Bagi banyak anak muda saat ini, kata “cicilan” bukan lagi momok yang menakutkan.
Justru sebaliknya, cicilan terasa seperti pintu masuk menuju kemerdekaan finansial atau setidaknya kemerdekaan untuk punya barang sekarang dan bayar belakangan.
Dari ponsel terbaru, laptop untuk kerja freelance, hingga liburan ke luar negeri, semuanya bisa dicicil.
Tapi di balik kemudahan itu, ada satu pertanyaan penting: apakah anak muda sedang menyicil impian atau justru menunda utang yang bisa membebani masa depan?
Generasi sekarang hidup di tengah gempuran promosi beli-sekarang-bayar-nanti.

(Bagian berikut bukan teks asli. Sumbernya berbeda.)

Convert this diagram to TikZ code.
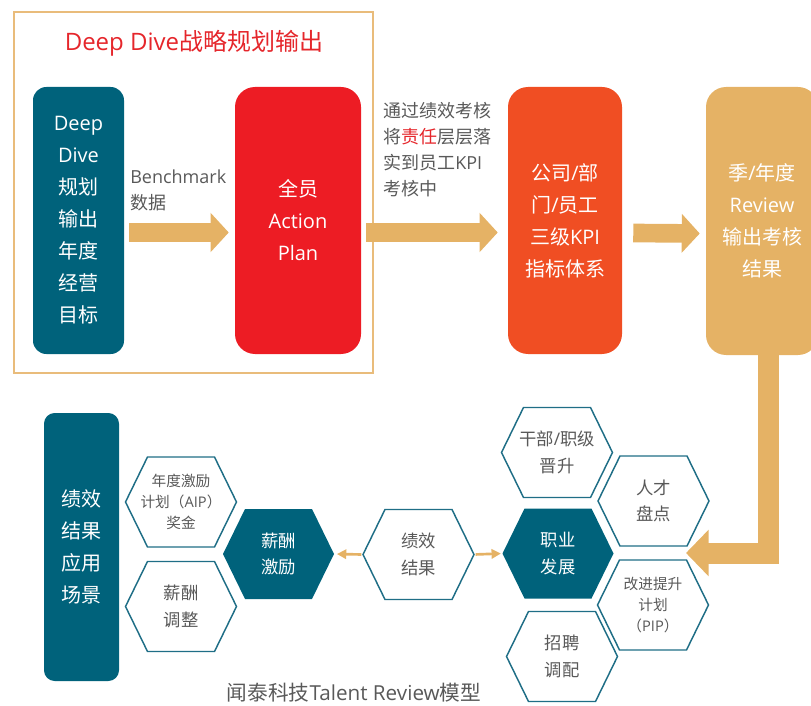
\documentclass[tikz,border=0pt]{standalone}
\usepackage{fontspec}
\setmainfont{Noto Sans CJK SC}
\newfontfamily\os{Open Sans}
\usetikzlibrary{arrows.meta,calc}
\definecolor{tealA}{HTML}{00627B}
\definecolor{redA}{HTML}{ED1C24}
\definecolor{orgA}{HTML}{F04E23}
\definecolor{tanA}{HTML}{E5B265}
\definecolor{grayA}{HTML}{595959}
\definecolor{hexA}{HTML}{1F6E86}
\definecolor{titleA}{HTML}{E5262B}
\definecolor{frameA}{HTML}{E9BC7B}
\newcommand\hexat[5]{% name, position, path style, node style, text
  \path[#3] ($#2+(-55.5,0)$) -- ++(22,-45) -- ++(67,0) -- ++(22,45) -- ++(-22,45) -- ++(-67,0) -- cycle;
  \node[hexbox,#4] (#1) at #2 {#5};}
\tikzset{
  x=0.75pt, y=-0.75pt,
  bigbox/.style={inner sep=0, align=center, text=white, font=\fontsize{15}{24}\selectfont},
  hexbox/.style={inner sep=0, minimum width=83.25pt, minimum height=67.5pt, align=center},
  hexo/.style={draw=hexA, line width=1.1pt, fill=white, line join=miter},
  hexf/.style={fill=tealA},
  hextxt/.style={text=grayA, font=\fontsize{13}{20}\selectfont},
  hextxtw/.style={text=white, font=\fontsize{13}{20}\selectfont},
  hexsmall/.style={text=grayA, font=\fontsize{11}{16}\selectfont},
  bigarrow/.style={draw=tanA, line width=14pt, -{Triangle[length=13.5pt,width=28.5pt]}},
  smallarrow/.style={draw=tanA, line width=2pt, -{Triangle[length=7pt,width=7pt]}},
  note/.style={inner sep=0, text=grayA, align=left, anchor=west, font=\fontsize{13.5}{19.5}\selectfont}
}
\begin{document}
\begin{tikzpicture}
\useasboundingbox (0,0) rectangle (811,706);
% frame and title
\draw[frameA, line width=1.5pt] (14,12) rectangle (373,373);
\node[text=titleA, font=\fontsize{18}{20}\selectfont, inner sep=0] (title) at (194,43) {{\os Deep Dive}战略规划输出};
% top row boxes
\node[bigbox, fill=tealA, minimum width=68.25pt, minimum height=200.25pt, rounded corners=10pt] (dd) at (78.5,220.5)
  {{\os Deep}\\{\os Dive}\\规划\\输出\\年度\\经营\\目标};
\node[bigbox, fill=redA, minimum width=94.5pt, minimum height=200.25pt, rounded corners=15pt] (ap) at (298,220.5)
  {全员\\{\os Action}\\{\os Plan}};
\node[bigbox, fill=orgA, minimum width=85.5pt, minimum height=200.25pt, rounded corners=15pt] (kpi) at (565,220.5)
  {公司{\os /}部\\门{\os /}员工\\三级{\os KPI}\\指标体系};
\node[bigbox, fill=tanA, minimum width=84pt, minimum height=201pt, rounded corners=15pt] (rv) at (762,221)
  {季{\os /}年度\\{\os Review}\\输出考核\\结果};
% notes
\node[note] (bm) at (130,190) {{\os Benchmark}\\数据};
\node[note] (tg) at (383,150) {通过绩效考核\\将\textcolor{titleA}{责任}层层落\\实到员工{\os KPI}\\考核中};
% big arrows
\draw[bigarrow] ($(dd.east)+(5,12)$) -- ($(ap.west)+(-6,12)$);
\draw[bigarrow] ($(ap.east)+(5,12)$) -- ($(kpi.west)+(-10,12)$);
\draw[bigarrow] ($(kpi.east)+(11,12.5)$) -- ($(rv.west)+(-6,12.5)$);
\coordinate (ltip) at (686,553);
\draw[bigarrow, line width=15.75pt, line join=miter, -{Triangle[length=17pt,width=34pt]}] ($(rv.south)+(6.5,-2)$) |- (ltip);
% bottom-left box
\node[bigbox, fill=tealA, minimum width=56.25pt, minimum height=201pt, rounded corners=8pt] (app) at (81.5,547)
  {绩效\\结果\\应用\\场景};
% hexagons
\hexat{aip}{(181,502)}{hexo}{hexsmall}{年度激励\\计划（{\os AIP}）\\奖金}
\hexat{tz}{(181,606.5)}{hexo}{hextxt}{薪酬\\调整}
\hexat{xc}{(278.5,554)}{hexf}{hextxtw}{薪酬\\激励}
\hexat{jx}{(418.5,554.5)}{hexo}{hextxt}{绩效\\结果}
\hexat{zy}{(558,553.5)}{hexf}{hextxtw}{职业\\发展}
\hexat{gb}{(557,452.5)}{hexo}{hextxt}{干部{\os /}职级\\晋升}
\hexat{rc}{(653.5,501)}{hexo}{hextxt}{人才\\盘点}
\hexat{pip}{(653,605)}{hexo}{hexsmall}{改进提升\\计划\\（{\os PIP}）}
\hexat{zp}{(562,656.5)}{hexo}{hextxt}{招聘\\调配}
% small arrows
\draw[smallarrow, shorten <=1pt, shorten >=2pt] (jx.west) -- (xc.east);
\draw[smallarrow, shorten <=1pt, shorten >=1pt] (jx.east) -- (zy.west);
% caption
\node[text=grayA, font=\fontsize{15.5}{18}\selectfont, inner sep=0] (cap) at (354,693) {闻泰科技{\os Talent Review}模型};
\end{tikzpicture}
\end{document}
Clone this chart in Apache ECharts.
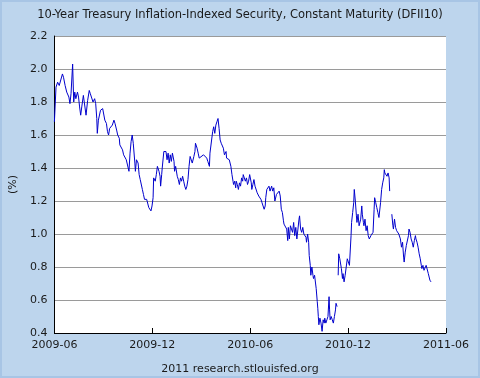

Teknologi keuangan membuat proses pengajuan cicilan semudah scroll layar.
Hanya dengan beberapa klik, barang impian bisa langsung mendarat di rumah. Namun, seiring meningkatnya konsumsi, kesadaran tentang tanggung jawab finansial kadang tertinggal di belakang.
Inilah saatnya kita merenungkan kembali seperti apa sebenarnya mindset kita terhadap cicilan?
Cicilan sebagai Gaya Hidup: Realita atau Ilusi?
Ada dua sisi dari cicilan yang perlu dipahami. Di satu sisi, cicilan bisa jadi alat finansial yang bijak.
Misalnya, kamu butuh laptop untuk kerja dan cicilan nol persen bisa jadi solusi. Tapi di sisi lain, cicilan juga bisa menjadi jebakan halus.
Semakin mudah diakses, semakin sulit juga untuk mengatakan tidak.